+++ GIVEN MATERIAL

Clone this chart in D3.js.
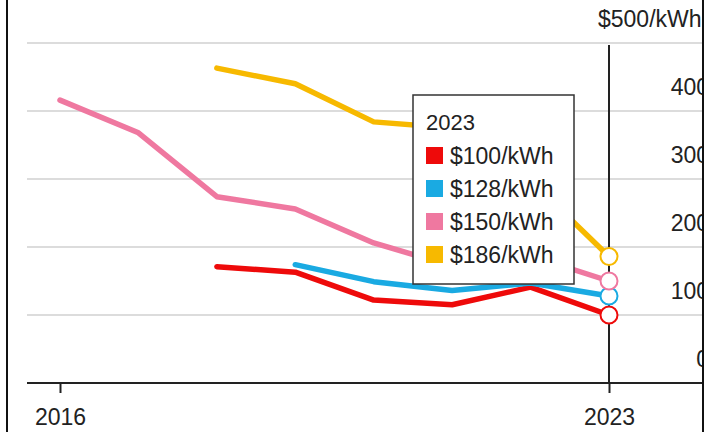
<!DOCTYPE html>
<html>
<head>
<meta charset="utf-8">
<script src="https://cdn.jsdelivr.net/npm/d3@7"></script>
<style>
  html, body { margin: 0; padding: 0; background: #fff; }
  svg { display: block; font-family: 'Helvetica Neue', Helvetica, Arial, 'Liberation Sans', sans-serif; }
</style>
</head>
<body>
<div id="chart"></div>
<script>
'use strict';

const years = [2016, 2017, 2018, 2019, 2020, 2021, 2022, 2023];
const seriesNames = ['$100/kWh', '$128/kWh', '$150/kWh', '$186/kWh'];
const seriesColors = ['#ee0a0a', '#1aaae2', '#ef78a0', '#f7b900'];
const price100 = [null, null, 171, 163, 122, 115, 141, 100];
const price128 = [null, null, null, 174, 149, 136, 147, 128];
const price150 = [416, 368, 274, 256, 206, 172, 187, 150];
const price186 = [null, null, 463, 440, 384, 375, 298, 186];
const yTicks = [0, 100, 200, 300, 400, 500];
const xTicks = [2016, 2023];
const legendTitle = '2023';

class Chart {
  constructor(options) {
    this.element = options.element;
    this.width = options.width;
    this.height = options.height;
    this.margin = options.margin;
    this.series = options.series;
    this.fontSize = '23px';
  }

  draw() {
    this.svg = d3.select(this.element).append('svg')
      .attr('width', this.width)
      .attr('height', this.height);
    this.createScales();
    this.drawGrid();
    this.drawXAxis();
    this.drawLines();
    this.drawYLabels();
    this.drawFrame();
    this.drawLegend();
  }

  createScales() {
    this.xScale = d3.scaleLinear()
      .domain([2016, 2023])
      .range([60, 609]);
    this.yScale = d3.scaleLinear()
      .domain([0, 500])
      .range([383, 43]);
  }

  drawGrid() {
    this.svg.append('g')
      .selectAll('line')
      .data(yTicks.filter((d) => d > 0))
      .enter().append('line')
        .attr('x1', this.margin.left)
        .attr('x2', this.width - this.margin.right)
        .attr('y1', (d) => this.yScale(d))
        .attr('y2', (d) => this.yScale(d))
        .attr('stroke', '#dcdcdc')
        .attr('stroke-width', 2);
  }

  drawXAxis() {
    const axis = this.svg.append('g')
      .attr('transform', `translate(0, ${this.yScale(0)})`)
      .call(d3.axisBottom(this.xScale)
        .tickValues(xTicks)
        .tickFormat(d3.format('d'))
        .tickSize(10)
        .tickPadding(16));
    axis.select('.domain')
      .attr('d', `M${this.margin.left},0H${this.width - this.margin.right}`)
      .attr('stroke', '#222')
      .attr('stroke-width', 2);
    axis.selectAll('.tick line')
      .attr('stroke', '#222')
      .attr('stroke-width', 2);
    axis.selectAll('.tick text')
      .attr('fill', '#222')
      .style('font-size', this.fontSize);

    // vertical marker at the latest year
    this.svg.append('line')
      .attr('x1', this.xScale(2023))
      .attr('x2', this.xScale(2023))
      .attr('y1', this.yScale(500) + 2)
      .attr('y2', this.yScale(0))
      .attr('stroke', '#222')
      .attr('stroke-width', 2);
  }

  drawLines() {
    const line = d3.line()
      .defined((d) => d.value !== null)
      .x((d) => this.xScale(d.year))
      .y((d) => this.yScale(d.value));

    this.svg.append('g')
      .selectAll('path')
      .data(this.series)
      .enter().append('path')
        .attr('d', (s) => line(s.values))
        .attr('fill', 'none')
        .attr('stroke', (s) => s.color)
        .attr('stroke-width', 5.5)
        .attr('stroke-linejoin', 'round')
        .attr('stroke-linecap', 'round');

    this.svg.append('g')
      .selectAll('circle')
      .data(this.series)
      .enter().append('circle')
        .attr('cx', (s) => this.xScale(2023))
        .attr('cy', (s) => this.yScale(s.values[s.values.length - 1].value))
        .attr('r', 8.5)
        .attr('fill', '#fff')
        .attr('stroke', (s) => s.color)
        .attr('stroke-width', 2);
  }

  drawYLabels() {
    this.svg.append('g')
      .selectAll('text')
      .data(yTicks)
      .enter().append('text')
        .attr('x', (d) => d === 500 ? 598 : 709)
        .attr('y', (d) => this.yScale(d) - 16)
        .attr('text-anchor', (d) => d === 500 ? 'start' : 'end')
        .attr('fill', '#222')
        .style('font-size', this.fontSize)
        .text((d) => d === 500 ? '$500/kWh' : d);
  }

  drawFrame() {
    // the picture is cropped on the right
    this.svg.append('rect')
      .attr('x', 703)
      .attr('y', 0)
      .attr('width', this.width - 703)
      .attr('height', this.height)
      .attr('fill', '#fff');
    this.svg.append('line')
      .attr('x1', 703).attr('x2', 703)
      .attr('y1', 0).attr('y2', this.height)
      .attr('stroke', '#111')
      .attr('stroke-width', 2);
    this.svg.append('line')
      .attr('x1', 7).attr('x2', 7)
      .attr('y1', 0).attr('y2', this.height)
      .attr('stroke', '#111')
      .attr('stroke-width', 2);
  }

  drawLegend() {
    const legend = this.svg.append('g')
      .attr('transform', 'translate(413, 95)');
    legend.append('rect')
      .attr('width', 161)
      .attr('height', 189)
      .attr('fill', '#fff')
      .attr('stroke', '#333')
      .attr('stroke-width', 1.5);
    legend.append('text')
      .attr('x', 13)
      .attr('y', 35)
      .attr('fill', '#222')
      .style('font-size', '22px')
      .text(legendTitle);

    const items = legend.selectAll('.item')
      .data(this.series)
      .enter().append('g')
        .attr('class', 'item')
        .attr('transform', (d, i) => `translate(13, ${52 + i * 33})`);
    items.append('rect')
      .attr('width', 17)
      .attr('height', 17)
      .attr('fill', (d) => d.color);
    items.append('text')
      .attr('x', 24)
      .attr('y', 17)
      .attr('fill', '#222')
      .style('font-size', this.fontSize)
      .text((d) => d.name);
  }
}

const valueLists = [price100, price128, price150, price186];
const series = seriesNames.map((name, i) => ({
  name: name,
  color: seriesColors[i],
  values: years.map((year, j) => ({ year: year, value: valueLists[i][j] }))
}));

const chart = new Chart({
  element: document.getElementById('chart'),
  width: 715,
  height: 432,
  margin: { top: 0, right: 12, bottom: 0, left: 27 },
  series: series
});
chart.draw();
</script>
</body>
</html>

++++++

Every line above should be returned exactly; the pictures stay out.

**EXERCISE SOLUTION**
Clone this chart in D3.js.
<!DOCTYPE html>
<html>
<head>
<meta charset="utf-8">
<script src="https://cdn.jsdelivr.net/npm/d3@7"></script>
<style>
  html, body { margin: 0; padding: 0; background: #fff; }
  svg { display: block; font-family: 'Helvetica Neue', Helvetica, Arial, 'Liberation Sans', sans-serif; }
</style>
</head>
<body>
<div id="chart"></div>
<script>
'use strict';

const years = [2016, 2017, 2018, 2019, 2020, 2021, 2022, 2023];
const seriesNames = ['$100/kWh', '$128/kWh', '$150/kWh', '$186/kWh'];
const seriesColors = ['#ee0a0a', '#1aaae2', '#ef78a0', '#f7b900'];
const price100 = [null, null, 171, 163, 122, 115, 141, 100];
const price128 = [null, null, null, 174, 149, 136, 147, 128];
const price150 = [416, 368, 274, 256, 206, 172, 187, 150];
const price186 = [null, null, 463, 440, 384, 375, 298, 186];
const yTicks = [0, 100, 200, 300, 400, 500];
const xTicks = [2016, 2023];
const legendTitle = '2023';

class Chart {
  constructor(options) {
    this.element = options.element;
    this.width = options.width;
    this.height = options.height;
    this.margin = options.margin;
    this.series = options.series;
    this.fontSize = '23px';
  }

  draw() {
    this.svg = d3.select(this.element).append('svg')
      .attr('width', this.width)
      .attr('height', this.height);
    this.createScales();
    this.drawGrid();
    this.drawXAxis();
    this.drawLines();
    this.drawYLabels();
    this.drawFrame();
    this.drawLegend();
  }

  createScales() {
    this.xScale = d3.scaleLinear()
      .domain([2016, 2023])
      .range([60, 609]);
    this.yScale = d3.scaleLinear()
      .domain([0, 500])
      .range([383, 43]);
  }

  drawGrid() {
    this.svg.append('g')
      .selectAll('line')
      .data(yTicks.filter((d) => d > 0))
      .enter().append('line')
        .attr('x1', this.margin.left)
        .attr('x2', this.width - this.margin.right)
        .attr('y1', (d) => this.yScale(d))
        .attr('y2', (d) => this.yScale(d))
        .attr('stroke', '#dcdcdc')
        .attr('stroke-width', 2);
  }

  drawXAxis() {
    const axis = this.svg.append('g')
      .attr('transform', `translate(0, ${this.yScale(0)})`)
      .call(d3.axisBottom(this.xScale)
        .tickValues(xTicks)
        .tickFormat(d3.format('d'))
        .tickSize(10)
        .tickPadding(16));
    axis.select('.domain')
      .attr('d', `M${this.margin.left},0H${this.width - this.margin.right}`)
      .attr('stroke', '#222')
      .attr('stroke-width', 2);
    axis.selectAll('.tick line')
      .attr('stroke', '#222')
      .attr('stroke-width', 2);
    axis.selectAll('.tick text')
      .attr('fill', '#222')
      .style('font-size', this.fontSize);

    // vertical marker at the latest year
    this.svg.append('line')
      .attr('x1', this.xScale(2023))
      .attr('x2', this.xScale(2023))
      .attr('y1', this.yScale(500) + 2)
      .attr('y2', this.yScale(0))
      .attr('stroke', '#222')
      .attr('stroke-width', 2);
  }

  drawLines() {
    const line = d3.line()
      .defined((d) => d.value !== null)
      .x((d) => this.xScale(d.year))
      .y((d) => this.yScale(d.value));

    this.svg.append('g')
      .selectAll('path')
      .data(this.series)
      .enter().append('path')
        .attr('d', (s) => line(s.values))
        .attr('fill', 'none')
        .attr('stroke', (s) => s.color)
        .attr('stroke-width', 5.5)
        .attr('stroke-linejoin', 'round')
        .attr('stroke-linecap', 'round');

    this.svg.append('g')
      .selectAll('circle')
      .data(this.series)
      .enter().append('circle')
        .attr('cx', (s) => this.xScale(2023))
        .attr('cy', (s) => this.yScale(s.values[s.values.length - 1].value))
        .attr('r', 8.5)
        .attr('fill', '#fff')
        .attr('stroke', (s) => s.color)
        .attr('stroke-width', 2);
  }

  drawYLabels() {
    this.svg.append('g')
      .selectAll('text')
      .data(yTicks)
      .enter().append('text')
        .attr('x', (d) => d === 500 ? 598 : 709)
        .attr('y', (d) => this.yScale(d) - 16)
        .attr('text-anchor', (d) => d === 500 ? 'start' : 'end')
        .attr('fill', '#222')
        .style('font-size', this.fontSize)
        .text((d) => d === 500 ? '$500/kWh' : d);
  }

  drawFrame() {
    // the picture is cropped on the right
    this.svg.append('rect')
      .attr('x', 703)
      .attr('y', 0)
      .attr('width', this.width - 703)
      .attr('height', this.height)
      .attr('fill', '#fff');
    this.svg.append('line')
      .attr('x1', 703).attr('x2', 703)
      .attr('y1', 0).attr('y2', this.height)
      .attr('stroke', '#111')
      .attr('stroke-width', 2);
    this.svg.append('line')
      .attr('x1', 7).attr('x2', 7)
      .attr('y1', 0).attr('y2', this.height)
      .attr('stroke', '#111')
      .attr('stroke-width', 2);
  }

  drawLegend() {
    const legend = this.svg.append('g')
      .attr('transform', 'translate(413, 95)');
    legend.append('rect')
      .attr('width', 161)
      .attr('height', 189)
      .attr('fill', '#fff')
      .attr('stroke', '#333')
      .attr('stroke-width', 1.5);
    legend.append('text')
      .attr('x', 13)
      .attr('y', 35)
      .attr('fill', '#222')
      .style('font-size', '22px')
      .text(legendTitle);

    const items = legend.selectAll('.item')
      .data(this.series)
      .enter().append('g')
        .attr('class', 'item')
        .attr('transform', (d, i) => `translate(13, ${52 + i * 33})`);
    items.append('rect')
      .attr('width', 17)
      .attr('height', 17)
      .attr('fill', (d) => d.color);
    items.append('text')
      .attr('x', 24)
      .attr('y', 17)
      .attr('fill', '#222')
      .style('font-size', this.fontSize)
      .text((d) => d.name);
  }
}

const valueLists = [price100, price128, price150, price186];
const series = seriesNames.map((name, i) => ({
  name: name,
  color: seriesColors[i],
  values: years.map((year, j) => ({ year: year, value: valueLists[i][j] }))
}));

const chart = new Chart({
  element: document.getElementById('chart'),
  width: 715,
  height: 432,
  margin: { top: 0, right: 12, bottom: 0, left: 27 },
  series: series
});
chart.draw();
</script>
</body>
</html>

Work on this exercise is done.